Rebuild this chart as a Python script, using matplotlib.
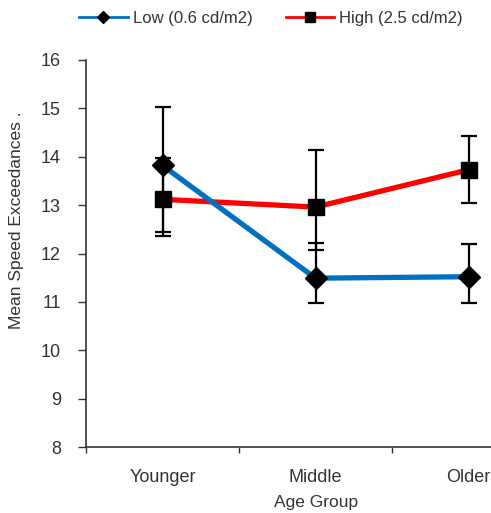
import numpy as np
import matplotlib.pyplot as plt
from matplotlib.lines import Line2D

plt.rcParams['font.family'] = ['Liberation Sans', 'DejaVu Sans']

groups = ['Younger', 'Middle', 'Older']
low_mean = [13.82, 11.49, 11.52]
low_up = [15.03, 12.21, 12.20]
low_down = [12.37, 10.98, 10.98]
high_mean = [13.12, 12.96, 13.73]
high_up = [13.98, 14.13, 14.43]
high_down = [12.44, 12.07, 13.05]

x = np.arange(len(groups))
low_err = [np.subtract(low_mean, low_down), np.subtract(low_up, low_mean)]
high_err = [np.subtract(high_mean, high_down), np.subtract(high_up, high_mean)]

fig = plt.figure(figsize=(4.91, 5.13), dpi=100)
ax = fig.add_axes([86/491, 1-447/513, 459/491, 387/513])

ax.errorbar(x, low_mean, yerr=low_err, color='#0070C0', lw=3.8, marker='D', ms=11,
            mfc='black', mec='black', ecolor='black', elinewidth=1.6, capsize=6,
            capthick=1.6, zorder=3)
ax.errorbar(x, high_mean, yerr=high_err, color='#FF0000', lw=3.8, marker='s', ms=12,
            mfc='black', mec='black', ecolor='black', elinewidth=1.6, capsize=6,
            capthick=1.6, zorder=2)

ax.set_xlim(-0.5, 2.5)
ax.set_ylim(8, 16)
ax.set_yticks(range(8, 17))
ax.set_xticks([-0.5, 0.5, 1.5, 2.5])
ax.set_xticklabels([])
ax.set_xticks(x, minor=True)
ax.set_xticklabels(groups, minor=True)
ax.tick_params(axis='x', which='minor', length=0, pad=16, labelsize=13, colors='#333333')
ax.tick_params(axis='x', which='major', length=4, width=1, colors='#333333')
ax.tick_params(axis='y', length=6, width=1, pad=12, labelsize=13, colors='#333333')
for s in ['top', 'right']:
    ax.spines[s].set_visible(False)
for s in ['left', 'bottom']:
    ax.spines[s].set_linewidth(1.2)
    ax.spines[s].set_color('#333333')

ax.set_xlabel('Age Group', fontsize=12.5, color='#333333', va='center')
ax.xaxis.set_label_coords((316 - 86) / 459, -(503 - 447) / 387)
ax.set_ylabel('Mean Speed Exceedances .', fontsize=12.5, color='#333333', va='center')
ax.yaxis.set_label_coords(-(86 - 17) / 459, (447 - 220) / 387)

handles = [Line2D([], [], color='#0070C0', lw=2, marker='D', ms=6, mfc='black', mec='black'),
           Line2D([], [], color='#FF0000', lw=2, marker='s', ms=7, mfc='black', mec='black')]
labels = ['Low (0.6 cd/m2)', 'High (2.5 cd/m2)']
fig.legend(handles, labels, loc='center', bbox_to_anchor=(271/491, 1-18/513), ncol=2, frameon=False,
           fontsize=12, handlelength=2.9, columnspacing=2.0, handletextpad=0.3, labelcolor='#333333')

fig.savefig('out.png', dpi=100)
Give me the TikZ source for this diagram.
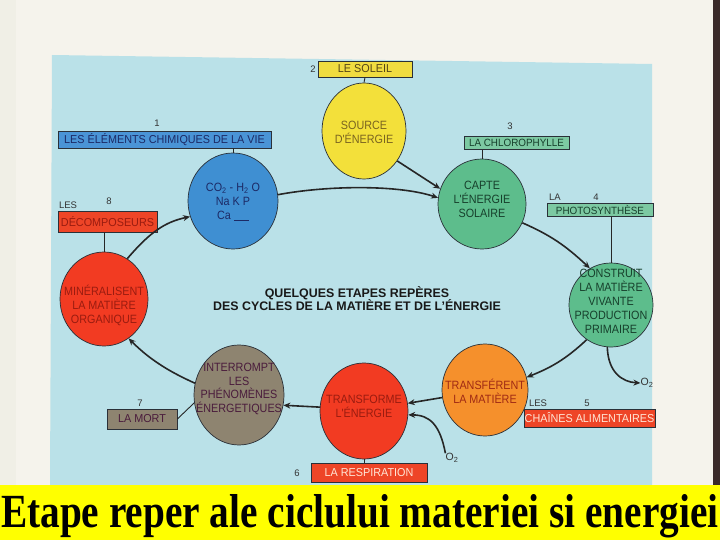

**Given exercise:** Begin at the first line of the data above and repeat each line exactly, stopping after the line containing "plt.rcParams['font.family'] = ['Liberation". Omit the pictures.

**Response to this task:**
Rebuild this chart as a Python script, using matplotlib.
import numpy as np
import matplotlib.pyplot as plt
from matplotlib.lines import Line2D

plt.rcParams['font.family'] = ['Liberation Sans', 'DejaVu Sans']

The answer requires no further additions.